Kuli panggul itulah pekerjaan sosok anak belia itu yang saya tangkap dan saya simpulkan. Pekerjaan bagi sebagian orang yang melihatnya sebelah mata. Hina dan tak berkelas. Tapi bagi saya saya tidak! Walaupun pekerjaannya seperti itu bagi saya pekerjaan itu sangat mulia. Daripada mengemis dan menminta-minta lebih baik bekerja seperti itu. Menjadi kuli panggul di pasar grosiran itu. Bukankah begitu?

Ya, walau pekerjaan itu hina dan dipandang sebelah mata belum tentu di mata Yang Maha Kuasa demikian. Boleh jadi pekerjaan itu lebih baik! Dan bukan itu saja pekerjaan ini juga tak segampang membalikan tangan. Hanya bermodalkan “tenaga kuda” sudah cukup memanggul dan menjadi kuli panggul. Itu salah! Melainkan juga harus menjaga fisik yang sehat dan kuat serta membangun “realationship” kepada seseorang yang ingin sudi menggunakan jasanya.

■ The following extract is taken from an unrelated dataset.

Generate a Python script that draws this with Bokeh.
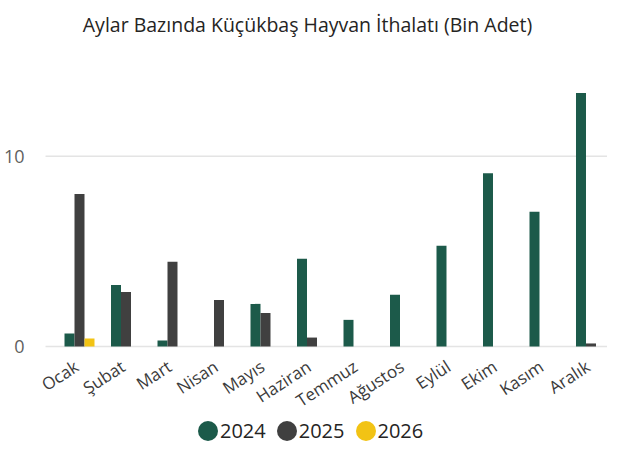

Begitulah yang saya rasakan suasana di pasar grosiran di pagi itu. Hingga akhirnya saya benar-benar harus BUMBATA. Buka Mata Buka Telinga terhadap sekeliling saya. Bahwa ada di sekeliling saya yang lebih memprihatinkan hidupnya dibanding saya ini. Seperti sosok belia yang saya temukan di pasar gorsir itu. Sebagai kuli panggul yang tangguh dan kuat. Ssemoga saja sosok sepertinya itu bisa mampu menaklukan hidupnya dan bisa survive menjalani hari-harinya sebagai kuli panggul. Bukan itu saja apalagi ia bukan orang pribumi. Ia hanyalah seorang perantauan yang entah dari mana asalnya ia berada saya juga tidak tahu? Entahlah.

“Dari Abdillah bin Umar, Rasulullah Saw. Bersabda: “Berikanlah upah orang upahan sebelum kering keringatnya“. (HR Ibnu Majah dan Imam Thabrani).